In 2015, the Government of India launched the Smart Cities Mission with an ambitious vision: 100 cities transformed by technology, data, and integrated command-and-control centres into efficient, responsive urban systems. By 2024, over ₹1.2 lakh crore had been committed or spent under the mission.
Potholes remain the number one civic complaint across virtually every Smart City in India.
This isn't a technology failure. It's an accountability failure — and understanding the distinction matters enormously for how citizens engage with urban governance.
What Smart Cities Built
The visible outputs of the Smart Cities Mission are impressive on paper. Most designated cities now have:
- Integrated Command and Control Centres (ICCCs) with real-time dashboards
- IoT-enabled sensors for traffic, waste management, and utilities in selected areas
- Mobile apps for civic grievance filing
- Smart street lighting systems in specific pilot zones
- Surveillance and traffic management camera networks
What they largely did not build: the accountability infrastructure that connects a citizen's lived experience to a government official's professional consequences.
The Dashboard Problem
ICCCs display real-time data on everything from ambient air quality to traffic signal timings. But a pothole that has existed for three months does not appear on any ICCC dashboard unless someone reports it — and when it is reported through official channels, the data often sits in a silo separate from the field maintenance systems that would actually dispatch a repair crew.
"We have a ₹200 crore command centre that can tell you the number of people at a traffic junction in real time. It cannot tell you which potholes have been pending for more than 30 days in Ward 14. That data exists in a spreadsheet in someone's computer, updated manually, sometimes." — Senior civic official, Smart City (anonymised)
Technology vs Accountability: A Critical Distinction
Technology can make processes faster and more transparent. But it cannot manufacture the motivation to act if the consequences of inaction remain absent. The fundamental accountability gap in Indian urban governance is not technological — it's structural:
- Ward officers are not evaluated on civic issue resolution rates
- Contractor payments are rarely tied to post-repair quality assessments
- Citizens have no formal mechanism to mark a complaint as unsatisfactorily resolved
- There is no public, comparable data on ward-level civic performance
A ₹50 crore ICCC does not change any of these structural facts. A public map showing that Ward 7 has 43 overdue red-flag issues while Ward 3 has 4 — visible to every voter in the constituency — potentially does.
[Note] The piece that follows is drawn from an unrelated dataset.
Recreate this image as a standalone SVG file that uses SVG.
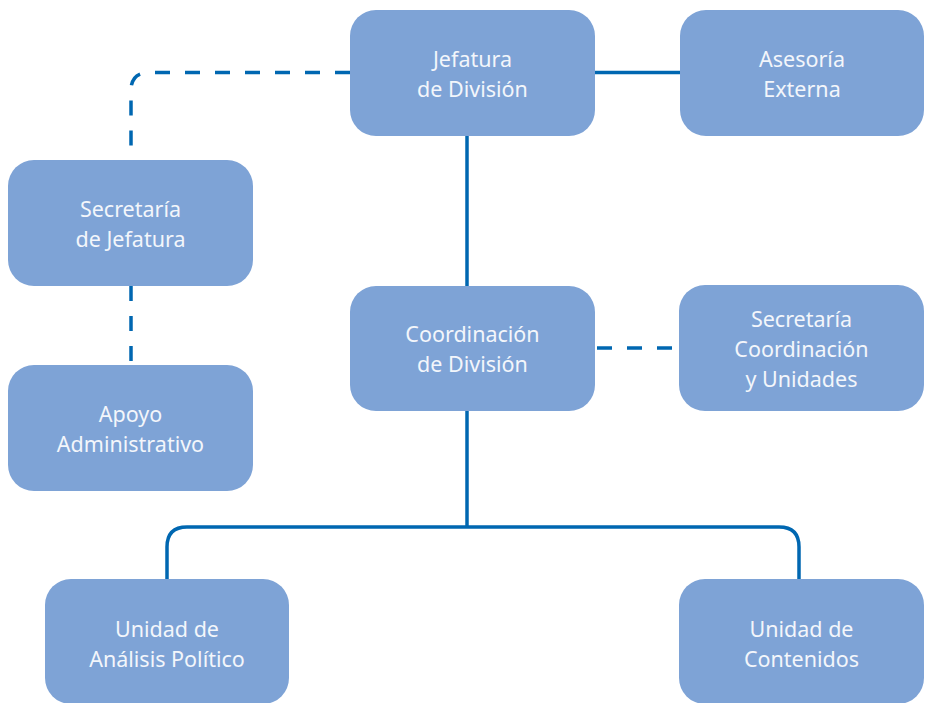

The Community Accountability Model
While official Smart City investments focused on top-down data infrastructure, a parallel model has been emerging bottom-up: citizen-reported, community-amplified public records that create accountability through social visibility rather than administrative systems.
Platforms like CivicIssue work not because they're technologically sophisticated — the mechanism is simple — but because they create public, durable, community-backed records that are hard to deny and harder to ignore. A 200-upvote issue with a 47-day pending counter next to the ward Corporator's constituency map is a form of accountability that no ICCC dashboard provides.
What Would Actually Work
The civic technology investments that produce real outcomes share three characteristics that most Smart City initiatives lack:
- Public visibility: Data visible to citizens, not just administrators, creates social accountability pressure that administrative dashboards never will
- Citizen verification: Resolution should require citizen confirmation, not just official status change
- Comparative ward data: Publishing resolution rates, response times, and pending counts by ward creates political incentive for improvement — something no amount of internal dashboarding achieves
India doesn't need smarter cities. It needs more accountable ones. Those are different problems with different solutions — and citizens who understand the distinction are better equipped to demand the right things from their governments.